= WHAT THE TASK REQUIRES =
Starting at the top of the listing, extract every line up to and including the one with "import plotly.graph_objects as go". Pictures stay out of the copy.

= DATA EXTRACT =
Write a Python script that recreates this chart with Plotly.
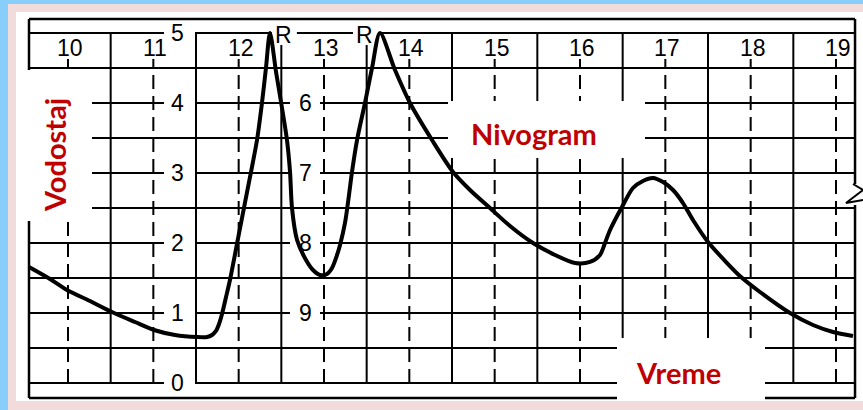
import plotly.graph_objects as go

# ---------------- data ----------------
hours = [10, 11, 12, 13, 14, 15, 16, 17, 18, 19]
hour_labels = ["10", "11", "12", "13", "14", "15", "16", "17", "18", "19"]
half_hours = [10.5, 11.5, 12.5, 13.5, 14.5, 15.5, 16.5, 17.5, 18.5]
levels = [0, 1, 2, 3, 4, 5]
level_labels = ["0", "1", "2", "3", "4", "5"]
level_lines = [0, 0.5, 1, 1.5, 2, 2.5, 3, 3.5, 4, 4.5, 5]
scale2_labels = ["6", "7", "8", "9"]
scale2_levels = [4, 3, 2, 1]
reset_labels = ["R", "R"]
reset_hours = [12.53, 13.48]

curve_t = [9.543, 9.789, 9.988, 10.258, 10.516, 10.785, 11.008, 11.254, 11.512, 11.629,
           11.688, 11.734, 11.770, 11.805, 11.852, 11.898, 12.016, 12.133, 12.215, 12.273,
           12.320, 12.367, 12.438, 12.508, 12.566, 12.602, 12.625, 12.684, 12.789, 12.871,
           12.953, 13.035, 13.094, 13.141, 13.188, 13.246, 13.293, 13.328, 13.387, 13.480,
           13.563, 13.656, 13.832, 14.008, 14.266, 14.512, 14.711, 14.945, 15.180, 15.449,
           15.707, 15.941, 16.117, 16.234, 16.293, 16.352, 16.492, 16.621, 16.738, 16.855,
           16.973, 17.090, 17.207, 17.324, 17.500, 17.723, 17.887, 18.109, 18.461, 18.730,
           18.965, 19.199]
curve_level = [1.657, 1.486, 1.329, 1.171, 1.014, 0.871, 0.757, 0.686, 0.657, 0.657,
               0.686, 0.743, 0.843, 0.986, 1.229, 1.471, 2.214, 2.943, 3.471, 4.0,
               4.5, 5.0, 4.443, 3.929, 3.471, 3.014, 2.5, 2.043, 1.757, 1.614,
               1.543, 1.557, 1.643, 1.786, 1.971, 2.286, 2.686, 3.014, 3.471, 4.0,
               4.5, 5.0, 4.471, 4.0, 3.471, 3.014, 2.757, 2.5, 2.243, 2.0,
               1.829, 1.714, 1.729, 1.829, 2.0, 2.186, 2.514, 2.786, 2.886, 2.929,
               2.871, 2.757, 2.571, 2.329, 2.014, 1.714, 1.514, 1.3, 1.0, 0.829,
               0.729, 0.671]

# ---------------- layout geometry ----------------
W, H = 863, 410
X0, X1 = 9.2031, 19.3164
Y0, Y1 = -0.3857, 5.4714
FL, FR, FT, FB = 9.543, 19.223, 5.2, -0.214


def hx(px):
    return X0 + px * (X1 - X0) / W


def vy(py):
    return Y1 - py * (Y1 - Y0) / H


BLACK = "#000000"
RED = "#C00000"
shapes = []

# page background (paper)
PINK = "#F2DCDB"
BLUE = "#87CEFA"
for (a, b, c, d, col) in [(0, 863, 0, 4, BLUE), (0, 8, 0, 410, BLUE), (16, 863, 12, 401, "white")]:
    shapes.append(dict(type="rect", xref="paper", yref="paper", x0=a / W, x1=b / W,
                       y0=1 - d / H, y1=1 - c / H, fillcolor=col, line_width=0, layer="below"))


def line(x0, y0, x1, y1, w=2.0, dash=None):
    d = dict(type="line", xref="x", yref="y", x0=x0, y0=y0, x1=x1, y1=y1,
             line=dict(color=BLACK, width=w), layer="below")
    if dash:
        d["line"]["dash"] = dash
    shapes.append(d)


# horizontal grid lines
for lv in level_lines:
    line(FL, lv, FR, lv, 2)
# frame
line(FL, FT, FR, FT, 2.5)
line(FL, FB, FR, FB, 2.5)
line(FL, FB, FL, FT, 2.5)
line(FR, FT, FR, vy(184), 2.5)
line(FR, vy(205), FR, FB, 2.5)
# break mark on the right frame
zz = [(853, 184), (863, 190), (846, 203), (863, 200)]
path = "M " + " L ".join(f"{hx(a):.4f},{vy(b):.4f}" for a, b in zz)
shapes.append(dict(type="path", xref="x", yref="y", path=path,
                   line=dict(color=BLACK, width=2), layer="below"))
# solid half-hour verticals
for hh in half_hours:
    top = 4.83 if hh in (12.5, 13.5) else 5
    line(hh, 0, hh, top, 2)
# dashed hour verticals
for h in hours:
    line(h, 0, h, 4.63, 2, dash="14px,7px")


def white_box(a, b, c, d):
    shapes.append(dict(type="rect", xref="x", yref="y", x0=hx(a), x1=hx(b),
                       y0=vy(d), y1=vy(c), fillcolor="white", line_width=0, layer="below"))


# boxes behind the red captions
white_box(16, 92, 70, 221)
white_box(448, 645, 101, 158)
white_box(617, 765, 338, 401)

# gaps behind scale labels
ann = []
lab_font = dict(family="Liberation Sans, Arial, sans-serif", size=23, color=BLACK)
for lv, t in zip(levels, level_labels):
    py = 383 - lv * 70
    white_box(164, 195, py - 10, py + 10)
    ann.append(dict(x=hx(177), y=lv, text=t, showarrow=False, font=lab_font,
                    xanchor="center", yanchor="middle"))
for lv, t in zip(scale2_levels, scale2_labels):
    py = 383 - lv * 70
    white_box(290, 320, py - 10, py + 10)
    ann.append(dict(x=hx(305), y=lv, text=t, showarrow=False, font=lab_font,
                    xanchor="center", yanchor="middle"))
for hh, t in zip(reset_hours, reset_labels):
    cx = (hh - X0) * W / (X1 - X0)
    white_box(cx - 12, cx + 13, 22, 45)
    ann.append(dict(x=hh, y=vy(35), text=t, showarrow=False, font=lab_font,
                    xanchor="center", yanchor="middle"))
for h, t in zip(hours, hour_labels):
    ann.append(dict(x=h, y=vy(48), text=t, showarrow=False, font=lab_font,
                    xanchor="center", yanchor="middle", xshift=2))

cap_font = dict(family="Lato, Open Sans, sans-serif", size=29, color=RED, weight="bold")
ann.append(dict(x=hx(54), y=vy(155), text="<b>Vodostaj</b>", textangle=-90, showarrow=False,
                font=cap_font, xanchor="center", yanchor="middle"))
ann.append(dict(x=hx(534), y=vy(133), text="<b>Nivogram</b>", showarrow=False,
                font=cap_font, xanchor="center", yanchor="middle"))
ann.append(dict(x=hx(678), y=vy(372), text="<b>Vreme</b>", showarrow=False,
                font=cap_font, xanchor="center", yanchor="middle"))

fig = go.Figure()
fig.add_trace(go.Scatter(x=curve_t, y=curve_level, mode="lines",
                         line=dict(color=BLACK, width=4, shape="spline", smoothing=0.8),
                         hoverinfo="skip", showlegend=False))

fig.update_layout(
    width=W, height=H, margin=dict(l=0, r=0, t=0, b=0, pad=0),
    paper_bgcolor=PINK, plot_bgcolor="rgba(0,0,0,0)",
    xaxis=dict(range=[X0, X1], visible=False, showgrid=False, zeroline=False, fixedrange=True),
    yaxis=dict(range=[Y0, Y1], visible=False, showgrid=False, zeroline=False, fixedrange=True),
    shapes=shapes, annotations=ann, showlegend=False,
)

fig.write_html("out.html", config={"displayModeBar": False},
               post_script="document.body.style.margin='0';document.body.style.overflow='hidden';")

= EXERCISE OUTPUT =
Write a Python script that recreates this chart with Plotly.
import plotly.graph_objects as go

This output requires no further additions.